- _WORK TO BE COMPLETED_
Pick out each line with the word "code" from the material that follows.

- _INFORMATION SHOWN_
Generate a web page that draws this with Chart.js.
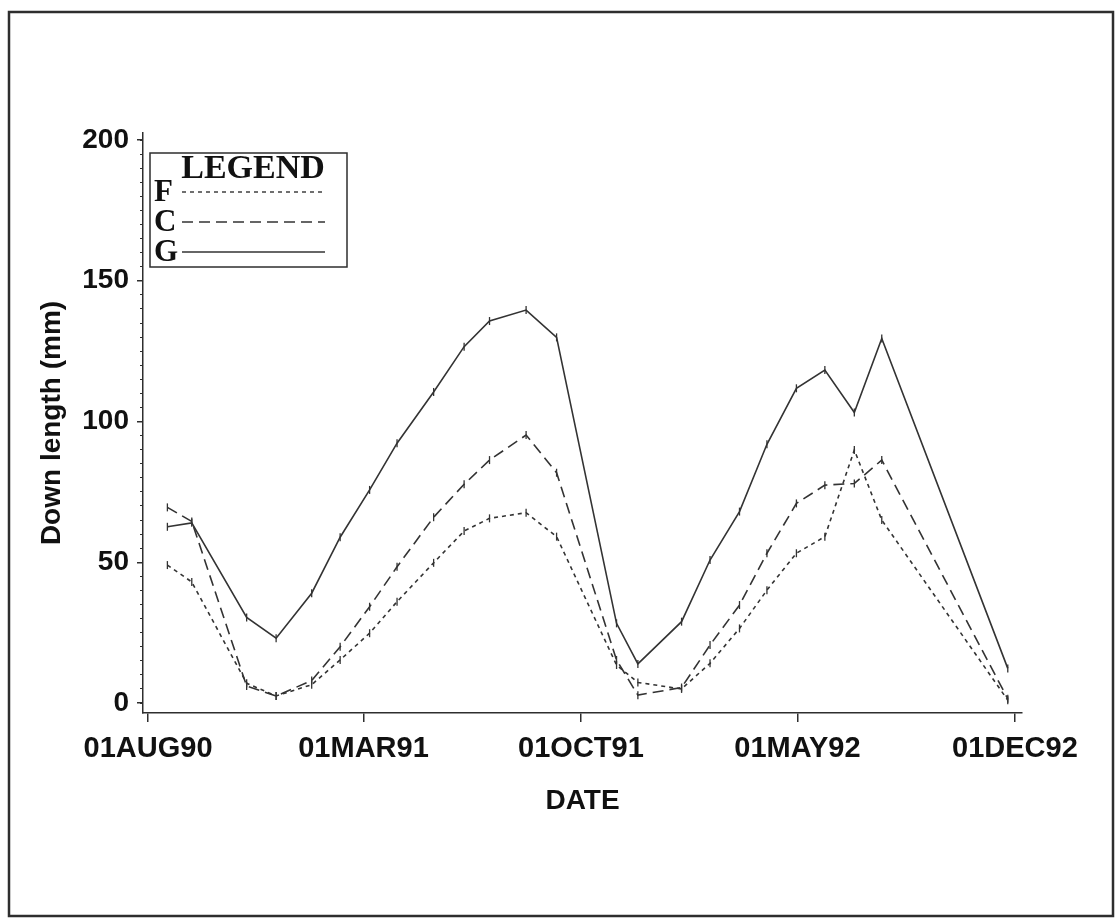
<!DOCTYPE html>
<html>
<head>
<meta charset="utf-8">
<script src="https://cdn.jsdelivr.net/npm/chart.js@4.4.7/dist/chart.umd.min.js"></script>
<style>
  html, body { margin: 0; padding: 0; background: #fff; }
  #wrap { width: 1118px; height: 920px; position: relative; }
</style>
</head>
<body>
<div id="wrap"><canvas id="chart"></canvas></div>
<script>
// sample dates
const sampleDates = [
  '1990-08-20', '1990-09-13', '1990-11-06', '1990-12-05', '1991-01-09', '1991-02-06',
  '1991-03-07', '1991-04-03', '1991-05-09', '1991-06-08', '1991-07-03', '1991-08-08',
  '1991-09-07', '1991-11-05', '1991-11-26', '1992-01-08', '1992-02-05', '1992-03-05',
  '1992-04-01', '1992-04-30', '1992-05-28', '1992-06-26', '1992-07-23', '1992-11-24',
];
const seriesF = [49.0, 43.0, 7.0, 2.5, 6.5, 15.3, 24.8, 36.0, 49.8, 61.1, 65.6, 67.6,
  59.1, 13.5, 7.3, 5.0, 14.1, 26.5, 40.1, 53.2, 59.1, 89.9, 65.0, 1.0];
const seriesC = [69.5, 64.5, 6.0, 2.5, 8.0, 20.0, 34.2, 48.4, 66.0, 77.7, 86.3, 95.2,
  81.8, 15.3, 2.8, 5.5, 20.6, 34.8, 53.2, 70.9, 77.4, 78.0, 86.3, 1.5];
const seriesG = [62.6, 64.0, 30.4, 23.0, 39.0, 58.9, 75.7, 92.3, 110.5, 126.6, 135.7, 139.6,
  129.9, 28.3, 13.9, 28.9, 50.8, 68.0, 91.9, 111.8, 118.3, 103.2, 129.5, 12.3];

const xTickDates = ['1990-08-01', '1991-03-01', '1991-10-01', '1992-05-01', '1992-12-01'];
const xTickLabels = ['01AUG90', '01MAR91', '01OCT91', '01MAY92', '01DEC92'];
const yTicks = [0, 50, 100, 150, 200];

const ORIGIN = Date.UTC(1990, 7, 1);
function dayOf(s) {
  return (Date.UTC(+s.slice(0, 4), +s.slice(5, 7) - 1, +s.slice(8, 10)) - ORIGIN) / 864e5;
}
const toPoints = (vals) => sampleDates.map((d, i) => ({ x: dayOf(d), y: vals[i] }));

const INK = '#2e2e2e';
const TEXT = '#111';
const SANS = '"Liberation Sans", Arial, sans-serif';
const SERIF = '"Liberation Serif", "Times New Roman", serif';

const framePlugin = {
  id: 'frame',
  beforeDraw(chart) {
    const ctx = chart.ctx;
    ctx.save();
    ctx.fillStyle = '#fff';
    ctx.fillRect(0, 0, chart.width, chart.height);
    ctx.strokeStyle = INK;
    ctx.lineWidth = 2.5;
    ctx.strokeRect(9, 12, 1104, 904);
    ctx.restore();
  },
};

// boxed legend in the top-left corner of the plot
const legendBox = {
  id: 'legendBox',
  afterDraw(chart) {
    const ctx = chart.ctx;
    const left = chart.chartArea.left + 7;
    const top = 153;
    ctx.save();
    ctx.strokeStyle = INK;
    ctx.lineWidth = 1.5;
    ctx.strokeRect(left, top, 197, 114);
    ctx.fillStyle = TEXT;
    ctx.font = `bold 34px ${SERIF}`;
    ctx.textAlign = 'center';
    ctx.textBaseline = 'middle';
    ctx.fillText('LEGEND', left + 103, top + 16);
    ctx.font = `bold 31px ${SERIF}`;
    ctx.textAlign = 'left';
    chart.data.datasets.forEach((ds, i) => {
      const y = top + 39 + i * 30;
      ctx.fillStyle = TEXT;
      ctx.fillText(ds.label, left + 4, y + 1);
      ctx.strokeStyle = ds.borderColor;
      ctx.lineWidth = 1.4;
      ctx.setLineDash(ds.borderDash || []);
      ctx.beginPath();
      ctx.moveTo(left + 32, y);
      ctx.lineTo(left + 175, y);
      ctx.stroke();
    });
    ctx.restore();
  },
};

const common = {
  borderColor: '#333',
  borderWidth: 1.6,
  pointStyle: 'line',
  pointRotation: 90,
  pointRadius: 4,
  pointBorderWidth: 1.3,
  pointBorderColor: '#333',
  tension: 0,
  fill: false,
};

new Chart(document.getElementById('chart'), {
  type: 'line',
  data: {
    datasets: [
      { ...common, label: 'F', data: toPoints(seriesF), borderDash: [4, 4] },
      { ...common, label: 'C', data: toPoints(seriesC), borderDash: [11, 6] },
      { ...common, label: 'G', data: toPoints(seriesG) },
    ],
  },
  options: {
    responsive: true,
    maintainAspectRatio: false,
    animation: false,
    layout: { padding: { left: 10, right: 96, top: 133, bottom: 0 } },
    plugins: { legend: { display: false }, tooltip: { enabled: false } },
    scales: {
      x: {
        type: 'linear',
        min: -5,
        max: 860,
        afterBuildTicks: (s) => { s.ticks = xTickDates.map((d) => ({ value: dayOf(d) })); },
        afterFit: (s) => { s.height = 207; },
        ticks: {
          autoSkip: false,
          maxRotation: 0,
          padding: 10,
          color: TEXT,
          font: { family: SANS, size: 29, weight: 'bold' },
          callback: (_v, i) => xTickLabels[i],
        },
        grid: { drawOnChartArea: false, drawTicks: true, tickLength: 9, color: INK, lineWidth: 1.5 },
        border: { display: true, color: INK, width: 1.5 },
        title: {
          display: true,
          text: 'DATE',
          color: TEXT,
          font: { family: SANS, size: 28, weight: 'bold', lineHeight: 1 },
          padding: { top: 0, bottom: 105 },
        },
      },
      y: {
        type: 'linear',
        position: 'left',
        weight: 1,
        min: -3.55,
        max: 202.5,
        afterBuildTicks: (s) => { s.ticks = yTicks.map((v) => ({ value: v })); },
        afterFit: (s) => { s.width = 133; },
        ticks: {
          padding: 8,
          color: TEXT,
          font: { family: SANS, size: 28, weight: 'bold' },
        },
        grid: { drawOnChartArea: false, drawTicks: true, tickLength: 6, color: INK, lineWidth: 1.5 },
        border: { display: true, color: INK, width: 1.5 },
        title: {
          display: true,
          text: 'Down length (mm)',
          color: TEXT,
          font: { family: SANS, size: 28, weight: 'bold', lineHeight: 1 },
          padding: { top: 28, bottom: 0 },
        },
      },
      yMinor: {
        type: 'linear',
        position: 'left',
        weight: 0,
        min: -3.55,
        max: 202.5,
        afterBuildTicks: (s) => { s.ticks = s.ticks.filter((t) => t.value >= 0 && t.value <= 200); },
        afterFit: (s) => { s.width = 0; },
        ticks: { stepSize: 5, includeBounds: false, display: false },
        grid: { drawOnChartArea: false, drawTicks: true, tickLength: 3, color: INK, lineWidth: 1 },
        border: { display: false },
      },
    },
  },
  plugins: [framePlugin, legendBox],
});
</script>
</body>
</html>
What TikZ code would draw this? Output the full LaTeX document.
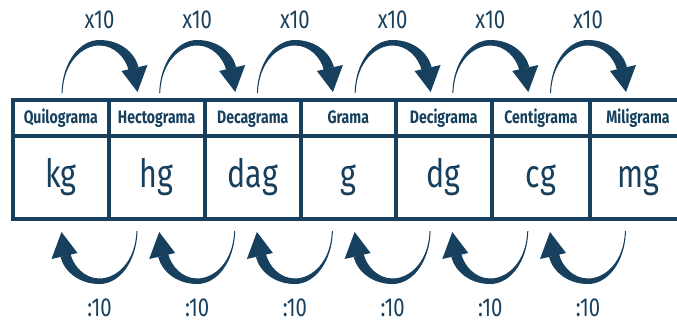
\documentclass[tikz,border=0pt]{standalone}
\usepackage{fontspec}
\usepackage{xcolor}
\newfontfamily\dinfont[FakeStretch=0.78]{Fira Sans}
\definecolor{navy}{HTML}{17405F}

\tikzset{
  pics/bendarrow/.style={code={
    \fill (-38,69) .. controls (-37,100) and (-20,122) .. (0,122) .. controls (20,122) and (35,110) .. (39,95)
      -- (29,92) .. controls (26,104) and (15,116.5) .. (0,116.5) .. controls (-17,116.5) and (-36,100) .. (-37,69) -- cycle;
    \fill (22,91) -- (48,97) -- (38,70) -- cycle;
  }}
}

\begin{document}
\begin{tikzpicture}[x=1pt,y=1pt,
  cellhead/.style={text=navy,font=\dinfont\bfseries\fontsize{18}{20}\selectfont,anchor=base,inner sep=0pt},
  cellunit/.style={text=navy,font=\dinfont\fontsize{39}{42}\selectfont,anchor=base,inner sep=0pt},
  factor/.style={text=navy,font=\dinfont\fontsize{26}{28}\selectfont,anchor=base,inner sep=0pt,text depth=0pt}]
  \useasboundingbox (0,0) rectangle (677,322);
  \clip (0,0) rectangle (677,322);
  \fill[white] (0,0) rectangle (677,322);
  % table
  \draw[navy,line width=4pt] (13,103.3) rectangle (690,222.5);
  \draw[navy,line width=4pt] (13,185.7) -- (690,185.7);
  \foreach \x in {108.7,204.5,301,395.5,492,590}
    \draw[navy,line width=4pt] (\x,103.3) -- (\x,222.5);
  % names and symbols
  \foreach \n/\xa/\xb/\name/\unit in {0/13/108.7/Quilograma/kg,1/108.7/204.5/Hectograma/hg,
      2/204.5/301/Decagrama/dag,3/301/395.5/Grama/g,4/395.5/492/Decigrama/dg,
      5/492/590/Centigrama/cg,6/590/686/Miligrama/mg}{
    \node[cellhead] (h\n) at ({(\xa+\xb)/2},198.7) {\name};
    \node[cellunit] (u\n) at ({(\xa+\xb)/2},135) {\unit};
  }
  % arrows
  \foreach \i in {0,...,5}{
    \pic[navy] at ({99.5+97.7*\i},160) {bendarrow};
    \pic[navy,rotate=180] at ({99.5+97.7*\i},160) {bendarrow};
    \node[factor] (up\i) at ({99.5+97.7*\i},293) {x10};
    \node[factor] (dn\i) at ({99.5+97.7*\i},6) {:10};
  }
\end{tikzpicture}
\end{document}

- _REPLY_
What TikZ code would draw this? Output the full LaTeX document.
  pics/bendarrow/.style={code={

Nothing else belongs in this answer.